- Diamond Spring
- U.S. National Register of Historic Places
- Nearest city: Wilsey, Kansas
- Coordinates: 38°36′58″N 96°45′44″W﻿ / ﻿38.61611°N 96.76222°W
- Area: 5 acres (2.0 ha)
- NRHP reference No.: 76000835
- Added to NRHP: September 30, 1976

= Diamond Spring (Wilsey, Kansas) =

Spring in Kansas, U.S.

Diamond Spring is a natural spring in western Morris County, Kansas, which served as a stopping point on the Santa Fe Trail. A hunter named Old Ben Jones found the spring during the U.S. government's survey of the trail route in 1825. The survey commissioners named the site "The Diamond of the Plain" after a similarly named oasis in the Arabian Desert, though the name was typically shortened to Diamond Spring by travelers.
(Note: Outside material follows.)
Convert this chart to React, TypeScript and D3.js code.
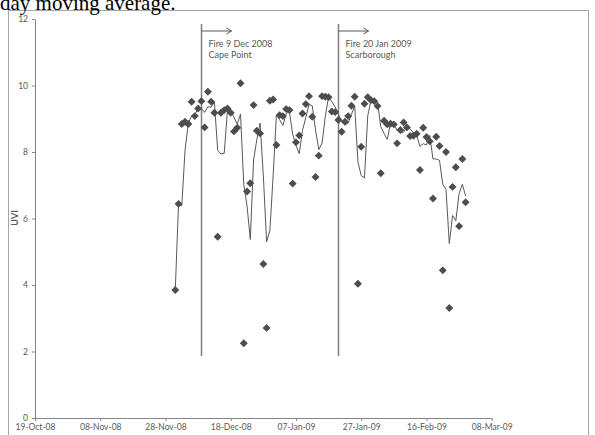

In addition to water, the site had plentiful grass and shade trees, making it a popular campground; all recorded trail guides from the era included the spring, and it was frequently described in journals kept by travelers on the trail. A stagecoach station and a store, both of which are no longer standing, were built at the site later in the nineteenth century. An irrigation system linking the spring to a nearby ranch still remains at the site, though it is no longer usable.

The spring was added to the National Register of Historic Places on September 30, 1976.